The project’s funding breakdown is a 70/30 split between the province and the community.

North Bay is responsible for a local share of $40 million, about $18 million of which was fundraised through a national award-winning campaign by the hospital foundation.

The municipal share of $17.5 million includes contributions from the City of North Bay and its surrounding communities.

Bertrand says the project is expected to create a major economic impact in the city, creating 400 construction jobs over a 30- to 36-month period along with a longer sustainable economic spinoff with 178 new hospital jobs. Already a top local employer, North Bay General Hospital employs 1,100 people.

The net economic impact from the health centre generated through payroll is estimated at $18 million annually.

Bertrand does not expect there will be a major shortfall in finding skilled construction labour.

With Weyerhaeuser closing their mill in Sturgeon Falls, he says there are many tradespeople available.

“The surrounding communities are absolutely ecstatic to hear that this is a go because it will create economic input in the North Bay and West Nipissing area. It’s going to provide a big boost to the (various) municipalities in the area.”

Landry has talked to some leading Ontario contractors.

“A project of this magnitude will reach out to involve as many trades as are available in this area,” he says, adding contractors are scouring the marketplace to identify available labour pools.

Landry attended the April opening of Parry Sound’s new hospital. He says many of the tradespeople there came from Northern Ontario and as far north as Timmins.

“That tells us there’s a good labour pool and we can get this project to tender real soon to secure those trades in this region.”

Landry says the hospital will not impose any restrictions upon general contractors that a certain percentage of work must be done by local labour.

“That has been done in other communities and it has impacted upon the cost of the project.”

Landry says he would prefer to let market forces work, and allow contractors to assemble the human resources they need to build the project.

“Hopefully, we’ll have very open and very competitive forces at work to deliver the best possible price for the project.”

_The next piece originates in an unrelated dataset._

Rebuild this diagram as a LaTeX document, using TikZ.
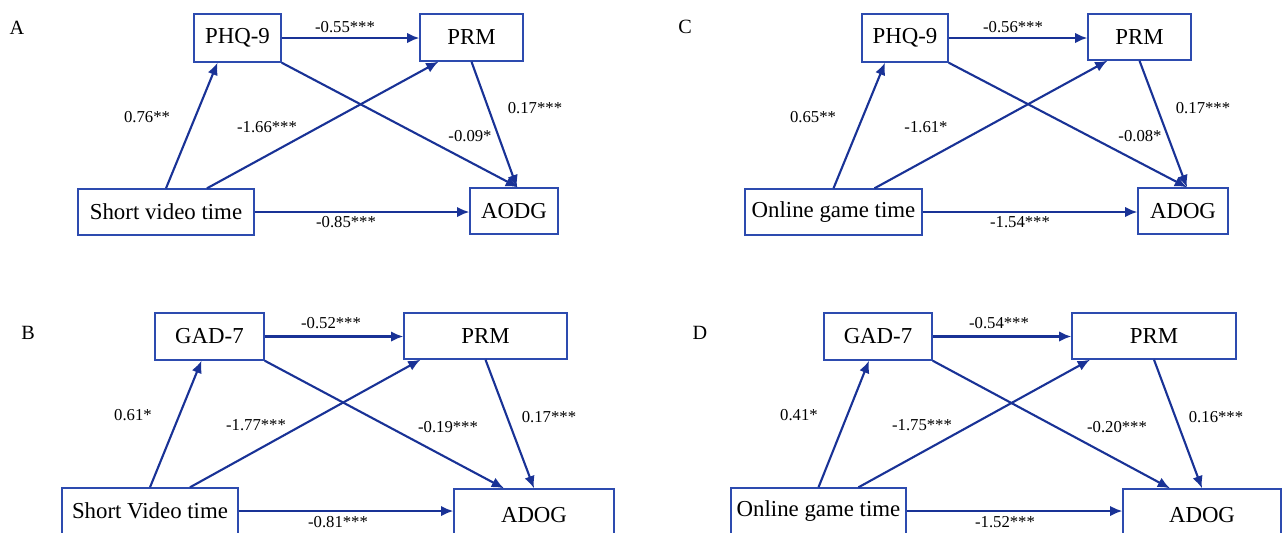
\documentclass[tikz,border=0pt]{standalone}
\usepackage{fontspec}
\setmainfont{Liberation Serif}
\usetikzlibrary{arrows.meta,calc}

\definecolor{boxblue}{RGB}{45,75,175}
\definecolor{arrblue}{RGB}{25,50,150}

\begin{document}
\begin{tikzpicture}[
  x=0.02cm,
  y=-0.02cm,
  box/.style 2 args={
    draw=boxblue,
    line width=0.8pt,
    inner sep=0pt,
    minimum width=#1*0.02cm,
    minimum height=#2*0.02cm,
    font=\fontsize{13}{16}\selectfont
  },
  edge/.style={
    -{Latex[length=7pt,width=6pt]},
    draw=arrblue,
    line width=1.2pt
  },
  coef/.style={
    inner sep=1pt,
    font=\fontsize{9.5}{11}\selectfont
  },
  panel/.style={
    inner sep=0pt,
    font=\fontsize{11.5}{14}\selectfont
  }
]

\useasboundingbox (0,0) rectangle (1282,532);
\clip (0,0) rectangle (1282,532);

% panel A
\node[panel] (labA) at (17,28) {A};
\node[box={87}{48}]  (phqA)  at (237.5,38)  {PHQ-9};
\node[box={103}{47}] (prmA)  at (471.5,37.5) {PRM};
\node[box={176}{46}] (svA)   at (166,212)   {Short video time};
\node[box={88}{46}]  (aodgA) at (514,211)   {AODG};

\draw[edge] (phqA.east) -- (phqA.east -| prmA.west);
\draw[edge] (svA.north) -- ($(phqA.south)+(-20,0)$);
\draw[edge] ($(svA.north)+(41,0)$) -- ($(prmA.south)+(-33,0)$);
\draw[edge] (phqA.south east) -- ($(aodgA.north)+(4,0)$);
\draw[edge] (prmA.south) -- ($(aodgA.north)+(3,0)$);
\draw[edge] (svA.east) -- (svA.east -| aodgA.west);

\node[coef] (cA1) at (345,27)  {-0.55***};
\node[coef] (cA2) at (147,117) {0.76**};
\node[coef] (cA3) at (267,127) {-1.66***};
\node[coef] (cA4) at (470,136) {-0.09*};
\node[coef] (cA5) at (535,108) {0.17***};
\node[coef] (cA6) at (346,222) {-0.85***};

% panel C
\node[panel] (labC) at (685,27) {C};
\node[box={86}{48}]  (phqC)  at (905,38)    {PHQ-9};
\node[box={103}{46}] (prmC)  at (1139.5,37) {PRM};
\node[box={177}{46}] (ogC)   at (833.5,212) {Online game time};
\node[box={90}{46}]  (adogC) at (1183,211)  {ADOG};

\draw[edge] (phqC.east) -- (phqC.east -| prmC.west);
\draw[edge] (ogC.north) -- ($(phqC.south)+(-20,0)$);
\draw[edge] ($(ogC.north)+(41,0)$) -- ($(prmC.south)+(-32,0)$);
\draw[edge] (phqC.south east) -- ($(adogC.north)+(4,0)$);
\draw[edge] (prmC.south) -- ($(adogC.north)+(4,0)$);
\draw[edge] (ogC.east) -- (ogC.east -| adogC.west);

\node[coef] (cC1) at (1013,27)  {-0.56***};
\node[coef] (cC2) at (813,117)  {0.65**};
\node[coef] (cC3) at (926,127)  {-1.61*};
\node[coef] (cC4) at (1140,136) {-0.08*};
\node[coef] (cC5) at (1203,108) {0.17***};
\node[coef] (cC6) at (1020,222) {-1.54***};

% panel B
\node[panel] (labB) at (28,333) {B};
\node[box={109}{47}] (gadB)  at (209.5,336.5) {GAD-7};
\node[box={163}{46}] (prmB)  at (485.5,336)   {PRM};
\node[box={176}{46}] (svB)   at (150,511)     {Short Video time};
\node[box={160}{52}] (adogB) at (534,515)     {ADOG};

\draw[edge] (gadB.east) -- (gadB.east -| prmB.west);
\draw[edge] (svB.north) -- ($(gadB.south)+(-8,0)$);
\draw[edge] ($(svB.north)+(40,0)$) -- ($(prmB.south)+(-65,0)$);
\draw[edge] (gadB.south east) -- ($(adogB.north)+(-30,0)$);
\draw[edge] (prmB.south) -- (adogB.north);
\draw[edge] (svB.east) -- (svB.east -| adogB.west);

\node[coef] (cB1) at (331,323) {-0.52***};
\node[coef] (cB2) at (133,415) {0.61*};
\node[coef] (cB3) at (256,425) {-1.77***};
\node[coef] (cB4) at (448,427) {-0.19***};
\node[coef] (cB5) at (549,417) {0.17***};
\node[coef] (cB6) at (338,522) {-0.81***};

% panel D
\node[panel] (labD) at (700,333) {D};
\node[box={108}{47}] (gadD)  at (878,336.5) {GAD-7};
\node[box={164}{46}] (prmD)  at (1154,336)  {PRM};
\node[box={175}{46}] (ogD)   at (818.5,511) {Online game time};
\node[box={158}{52}] (adogD) at (1202,515)  {ADOG};

\draw[edge] (gadD.east) -- (gadD.east -| prmD.west);
\draw[edge] (ogD.north) -- ($(gadD.south)+(-9,0)$);
\draw[edge] ($(ogD.north)+(40,0)$) -- ($(prmD.south)+(-64,0)$);
\draw[edge] (gadD.south east) -- ($(adogD.north)+(-32,0)$);
\draw[edge] (prmD.south) -- (adogD.north);
\draw[edge] (ogD.east) -- (ogD.east -| adogD.west);

\node[coef] (cD1) at (999,323)  {-0.54***};
\node[coef] (cD2) at (799,415)  {0.41*};
\node[coef] (cD3) at (922,425)  {-1.75***};
\node[coef] (cD4) at (1117,427) {-0.20***};
\node[coef] (cD5) at (1216,417) {0.16***};
\node[coef] (cD6) at (1005,522) {-1.52***};

\end{tikzpicture}
\end{document}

While the financial and labour groundwork is being worked on, much of the preparation work at the site is ready to go.

A four-lane access has been completed, including light standards, while some pre-loading work has been done at the site to compress the clay and drive the groundwater out.

Landry says being able to go with a traditional ground-floor slab, as opposed to engineered structural slab, provides a tremendous amount of savings and offers greater flexibility to make future infrastructure changes.

About $10 million in road, sidewalk, water and sewer upgrades will be installed to service the hospital and future development in North Bay’s west end.

Through a cost-sharing agreement, the city will pay the bulk of those upgrades ($7.1 million), with the remainder ($2.9 million) picked up by the hospital and mental health centre.

Landry says the upgrades are an improvement for North Bay’s under-serviced west end. The city has future plans to develop parcels of land around the hospital for multi-use commercial and housing developments, especially south of the highway across from the new hospital.